Electric Moped: Somebody built our napkin-sketch dream bike!



I drink coffee with the Scooter Workshop Night guys on most days. Over coffee we have built many dream vehicles. Mind you, we don't actually build much, but we do plan lots of builds on napkins and envelopes and tabletops. One of my favorite dream builds has been the unholy marriage of a two-stroke European moped with an electric motorcycle powertrain. And I have gotten close to the dream. I did build a Velosolex with a hubmotor for a good friend. (Hi, JG!) And I did purchase the running gear out of an early Zero motorcycle. (I am terrible at minimalism.) And that running gear has dustily resided in a box since it came into my possession. (The current plan is to install that motor in one of the ElectroPigeons. But there's a lot of tuition and taxes to pay first. So, I will keep designing on napkins.)

Not this Magnum,

nor this Magnum,



this Magnum!

Back to the moped plan. My favorite mopeds are the top-tank models, the ones that look like undergrown motorcycles rather than overgrown bicycles. One of the coolest and most adaptable is the Puch Magnum. I have kept an eye open for a cheap Magnum for years. But I never actually found one nearby.


Yesterday on Autoblog Green, the Bolt Motorbike showed up. And I recognized it from my coffee napkin sketches. Some intelligent and ambitious mopedders (Mopedders seldom get called either of those words.) must have made the same sketch. Lighter than a motorcycle, sturdier than a bike, and powerful enough to climb San Francisco hills with ease - the Bolt is a very cool bike, and it appear to have a Puch Magnum frame.
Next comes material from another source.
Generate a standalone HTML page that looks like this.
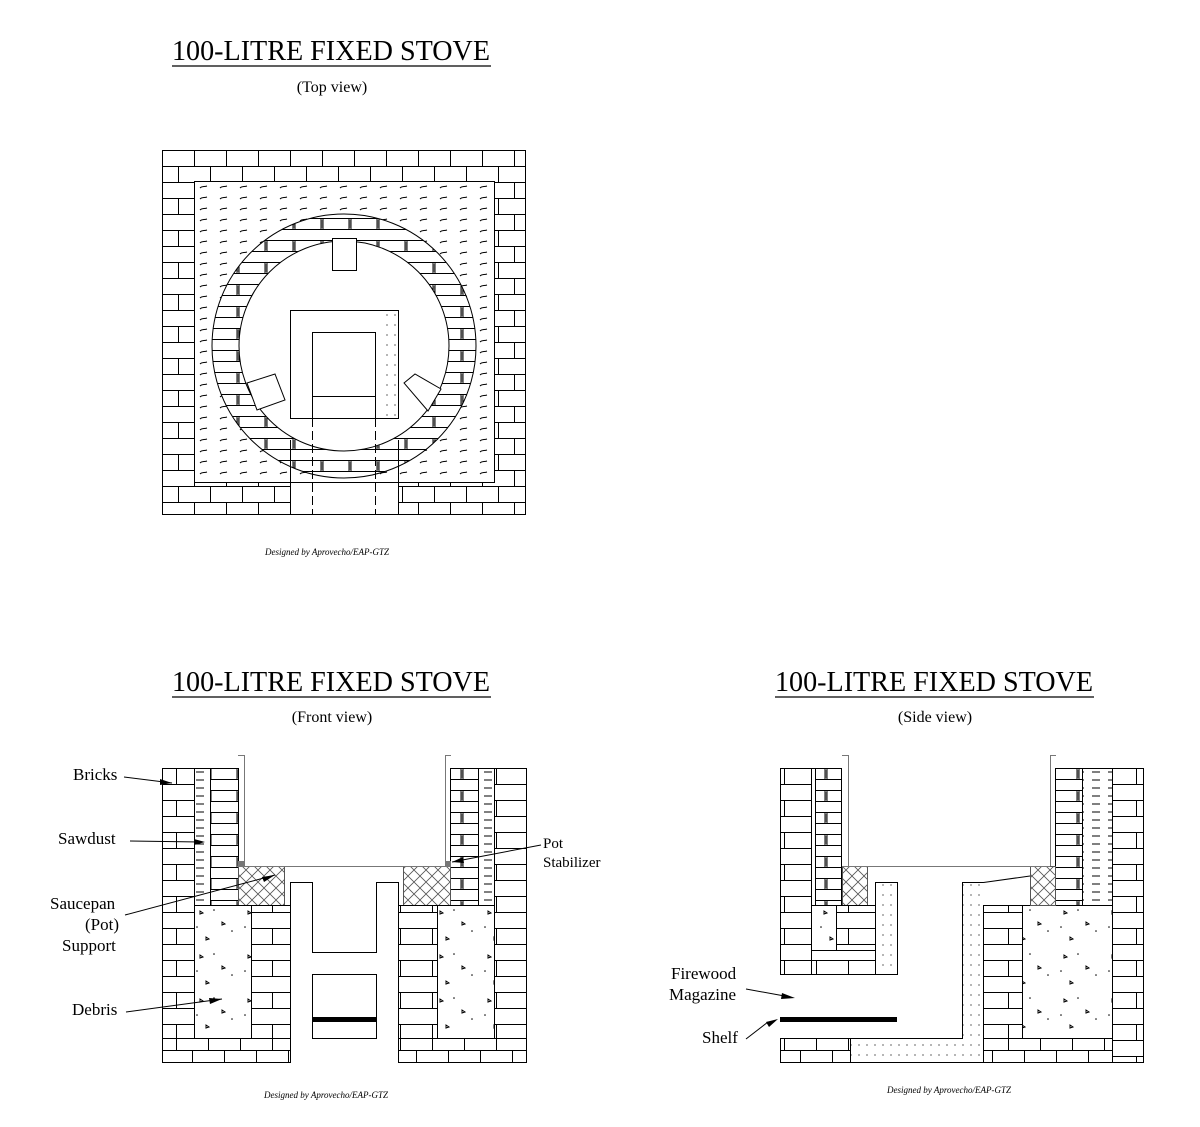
<!DOCTYPE html>
<html><head><meta charset="utf-8"><style>
html,body{margin:0;padding:0;background:#fff;}
svg{display:block;font-family:"Liberation Serif",serif;}
</style></head><body>
<svg width="1200" height="1127" viewBox="0 0 1200 1127" xmlns="http://www.w3.org/2000/svg">
<defs>
<pattern id="brick" width="32" height="32" patternUnits="userSpaceOnUse" x="162" y="150">
<rect width="32" height="32" fill="#fff"/>
<path d="M0 0.5H32M0 16.5H32M0.5 0V16M16.5 16V32" stroke="#000" stroke-width="1" fill="none"/>
</pattern>
<pattern id="brickv" width="32" height="32" patternUnits="userSpaceOnUse" x="0" y="768">
<rect width="32" height="32" fill="#fff"/>
<path d="M0 0.5H32M0 16.5H32M16.5 0V16" stroke="#000" fill="none"/>
</pattern>
<pattern id="brickb" width="32" height="24" patternUnits="userSpaceOnUse" x="0" y="1038">
<rect width="32" height="24" fill="#fff"/>
<path d="M0 12.5H32M16.5 0V12M0.5 12V24" stroke="#000" fill="none"/>
</pattern>
<pattern id="brickin" width="28" height="22" patternUnits="userSpaceOnUse" x="0" y="768">
<rect width="28" height="22" fill="#fff"/>
<path d="M0 0.5H28M0 11.5H28" stroke="#000" fill="none"/>
<path d="M13 1V11M15 1V11" stroke="#000" stroke-width="1"/>
<path d="M13 3H15M13 5H15M13 7H15M13 9H15" stroke="#000" stroke-width="0.8"/>
</pattern>
<pattern id="saw" width="20" height="11" patternUnits="userSpaceOnUse" x="194" y="181">
<rect width="20" height="11" fill="#fff"/>
<path d="M6 7C8 5 10 6 13 5" stroke="#000" fill="none" stroke-width="1"/>
</pattern>
<pattern id="sawv" width="16" height="8" patternUnits="userSpaceOnUse" x="0" y="768">
<rect width="16" height="8" fill="#fff"/>
<path d="M4 4H12" stroke="#000" stroke-width="1"/>
</pattern>
<pattern id="debris" width="48" height="44" patternUnits="userSpaceOnUse" x="0" y="905">
<rect width="48" height="44" fill="#fff"/>
<path d="M8 6l3 2-3 1z M30 17l3 2-3 1z M14 32l3 2-3 1z" fill="none" stroke="#000" stroke-width="1"/>
<circle cx="22" cy="5" r="0.8"/><circle cx="40" cy="26" r="0.8"/><circle cx="5" cy="22" r="0.8"/>
</pattern>
<pattern id="hatch" width="12" height="12" patternUnits="userSpaceOnUse">
<rect width="12" height="12" fill="#fff"/>
<path d="M0 0L12 12M12 0L0 12" stroke="#555" stroke-width="0.8"/>
</pattern>
<pattern id="dots" width="8" height="10" patternUnits="userSpaceOnUse">
<rect width="8" height="10" fill="#fff"/><circle cx="3" cy="5" r="0.6" fill="#000"/>
</pattern>
</defs>

<g font-size="28">
<text x="172" y="60" textLength="318" lengthAdjust="spacingAndGlyphs">100-LITRE FIXED STOVE</text>
<text x="172" y="691" textLength="318" lengthAdjust="spacingAndGlyphs">100-LITRE FIXED STOVE</text>
<text x="775" y="691" textLength="318" lengthAdjust="spacingAndGlyphs">100-LITRE FIXED STOVE</text>
</g>
<g stroke="#000" stroke-width="1.2">
<line x1="172" y1="66" x2="491" y2="66"/>
<line x1="172" y1="697" x2="491" y2="697"/>
<line x1="775" y1="697" x2="1094" y2="697"/>
</g>
<g font-size="16" text-anchor="middle">
<text x="332" y="92">(Top view)</text>
<text x="332" y="722">(Front view)</text>
<text x="935" y="722">(Side view)</text>
</g>
<g font-size="9" font-style="italic" text-anchor="middle">
<text x="327" y="555">Designed by Aprovecho/EAP-GTZ</text>
<text x="326" y="1098">Designed by Aprovecho/EAP-GTZ</text>
<text x="949" y="1093">Designed by Aprovecho/EAP-GTZ</text>
</g>

<!-- Top view -->
<g stroke="#000" stroke-width="1" fill="none">
<rect x="162.5" y="150.5" width="363" height="364" fill="url(#brick)"/>
<rect x="194.5" y="181.5" width="300" height="301" fill="url(#saw)"/>
<circle cx="344" cy="346" r="132" fill="url(#brickin)"/>
<circle cx="344" cy="346" r="105" fill="#fff"/>
<rect x="290.5" y="483" width="108" height="31" fill="#fff" stroke="none"/>
<line x1="290.5" y1="440" x2="290.5" y2="514"/>
<line x1="398.5" y1="440" x2="398.5" y2="514"/>
<rect x="332.5" y="238.5" width="24" height="32" fill="#fff"/>
<rect x="290.5" y="310.5" width="108" height="108" fill="#fff"/>
<rect x="380" y="312" width="16" height="104" fill="url(#dots)" stroke="none"/>
<rect x="312.5" y="332.5" width="63" height="64"/>
<line x1="312.5" y1="396" x2="312.5" y2="418"/>
<line x1="375.5" y1="396" x2="375.5" y2="418"/>
<line x1="312.5" y1="418" x2="312.5" y2="514" stroke-dasharray="9,4"/>
<line x1="375.5" y1="418" x2="375.5" y2="514" stroke-dasharray="9,4"/>
<polygon points="247,383 275,374 285,400 257,410" fill="#fff"/>
<polygon points="404,383 415,374 441,389 428,411" fill="#fff"/>
</g>

<!-- Front view -->
<g stroke="#000" stroke-width="1" fill="none">
<rect x="162.5" y="768.5" width="32" height="270" fill="url(#brickv)"/>
<rect x="494.5" y="768.5" width="32" height="270" fill="url(#brickv)"/>
<rect x="194.5" y="768.5" width="16" height="137" fill="url(#sawv)"/>
<rect x="478.5" y="768.5" width="16" height="137" fill="url(#sawv)"/>
<rect x="210.5" y="768.5" width="28" height="137" fill="url(#brickin)"/>
<rect x="450.5" y="768.5" width="28" height="137" fill="url(#brickin)"/>
<rect x="238.5" y="866.5" width="46" height="39" fill="url(#hatch)" stroke="#555"/>
<rect x="403.5" y="866.5" width="47" height="39" fill="url(#hatch)" stroke="#555"/>
<rect x="194.5" y="905.5" width="57" height="133" fill="url(#debris)"/>
<rect x="437.5" y="905.5" width="57" height="133" fill="url(#debris)"/>
<rect x="251.5" y="905.5" width="39" height="133" fill="url(#brickv)"/>
<rect x="398.5" y="905.5" width="39" height="133" fill="url(#brickv)"/>
<rect x="162.5" y="1038.5" width="128" height="24" fill="url(#brickb)"/>
<rect x="398.5" y="1038.5" width="128" height="24" fill="url(#brickb)"/>
<path d="M290.5 1062V882.5H312.5V952.5H376.5V882.5H398.5V1062" fill="#fff"/>
<rect x="312.5" y="974.5" width="64" height="64" fill="#fff"/>
<rect x="313" y="1017" width="63" height="5" fill="#000" stroke="none"/>
<line x1="238" y1="866.5" x2="450" y2="866.5" stroke="#777"/>
<path d="M238 755.5H244.5V866" stroke="#777"/>
<path d="M451 755.5H445.5V866" stroke="#777"/>
<rect x="238" y="861" width="6" height="6" fill="#777" stroke="none"/>
<rect x="445" y="861" width="6" height="6" fill="#777" stroke="none"/>
<line x1="124" y1="777" x2="172" y2="783"/>
<line x1="130" y1="841" x2="200" y2="842"/>
<line x1="125" y1="915" x2="275" y2="875"/>
<line x1="126" y1="1012" x2="222" y2="999"/>
<line x1="541" y1="845" x2="452" y2="862"/>
</g>
<g fill="#000">
<polygon points="172,783 160,779 160,785"/>
<polygon points="205,842 194,839 194,845"/>
<polygon points="275,875 262,877 264,882"/>
<polygon points="222,999 209,998 210,1004"/>
<polygon points="452,862 463,857 464,863"/>
</g>
<g font-size="17">
<text x="73" y="780">Bricks</text>
<text x="58" y="844">Sawdust</text>
<text x="50" y="909">Saucepan</text>
<text x="85" y="930">(Pot)</text>
<text x="62" y="951">Support</text>
<text x="72" y="1015">Debris</text>
<text x="543" y="848" font-size="15">Pot</text>
<text x="543" y="867" font-size="15">Stabilizer</text>
</g>

<!-- Side view -->
<g stroke="#000" stroke-width="1" fill="none">
<rect x="780.5" y="768.5" width="31" height="206" fill="url(#brickv)"/>
<rect x="811.5" y="768.5" width="4" height="137" fill="#fff"/>
<rect x="815.5" y="768.5" width="26" height="137" fill="url(#brickin)"/>
<rect x="842.5" y="866.5" width="25" height="39" fill="url(#hatch)" stroke="#555"/>
<rect x="811.5" y="905.5" width="25" height="45" fill="url(#debris)"/>
<rect x="836.5" y="905.5" width="39" height="45" fill="url(#brickv)"/>
<rect x="811.5" y="950.5" width="64" height="24" fill="url(#brickv)"/>
<rect x="875.5" y="882.5" width="22" height="92" fill="url(#dots)"/>
<rect x="780" y="1017" width="117" height="5" fill="#000" stroke="none"/>
<rect x="780.5" y="1038.5" width="70" height="24" fill="url(#brickb)"/>
<rect x="963" y="883" width="20" height="155" fill="url(#dots)" stroke="none"/>
<rect x="851" y="1039" width="132" height="23" fill="url(#dots)" stroke="none"/>
<path d="M850.5 1038.5H962.5V882.5H983.5" fill="none"/>
<line x1="850.5" y1="1062.5" x2="983.5" y2="1062.5"/>
<rect x="983.5" y="905.5" width="39" height="133" fill="url(#brickv)"/>
<rect x="983.5" y="1038.5" width="129" height="24" fill="url(#brickb)"/>
<rect x="1022.5" y="905.5" width="90" height="133" fill="url(#debris)"/>
<rect x="1112.5" y="768.5" width="31" height="294" fill="url(#brickv)"/>
<rect x="1082.5" y="768.5" width="30" height="137" fill="url(#sawv)"/>
<rect x="1055.5" y="768.5" width="27" height="137" fill="url(#brickin)"/>
<rect x="1030.5" y="866.5" width="25" height="39" fill="url(#hatch)" stroke="#555"/>
<path d="M983.5 882.5L1030 876M983 905.5H1030" />
<line x1="842" y1="866.5" x2="1050" y2="866.5" stroke="#777"/>
<path d="M842 755.5H848.5V866" stroke="#777"/>
<path d="M1056 755.5H1050.5V866" stroke="#777"/>
<line x1="746" y1="989" x2="790" y2="997"/>
<line x1="746" y1="1039" x2="768" y2="1022"/>
</g>
<g fill="#000">
<polygon points="795,998 782,993 781,999"/>
<polygon points="778,1019 766,1022 769,1027"/>
</g>
<g font-size="17">
<text x="671" y="979">Firewood</text>
<text x="669" y="1000">Magazine</text>
<text x="702" y="1043">Shelf</text>
</g>
</svg>
</body></html>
Check out that ultra-cool bolt logo!
 
Lots of nifty features and a pretty impressive range - 30-50 mile depending on your power setting of choice. I am surprised to see such a low-voltage battery pack, but it looks like the Bolt crew invested their money in amp-hours rather than volts - a good way to increase range. The price is not far away from what it would take for you to build one if you had the time, the tools, the skills, and the ambition.
 
It is definitlely a cool machine, and at $5000 for a turn-key American-built electric moped, you could do a lot worse. (I am now picturing my Mesquite Hugger journalistic dream - the opportunity to have a head-to-head-to-head comparison: Fido vs. Boxx vs.Bolt. I would be in blogger heaven!
 
May your napkin sketches become reality and make the world a better place!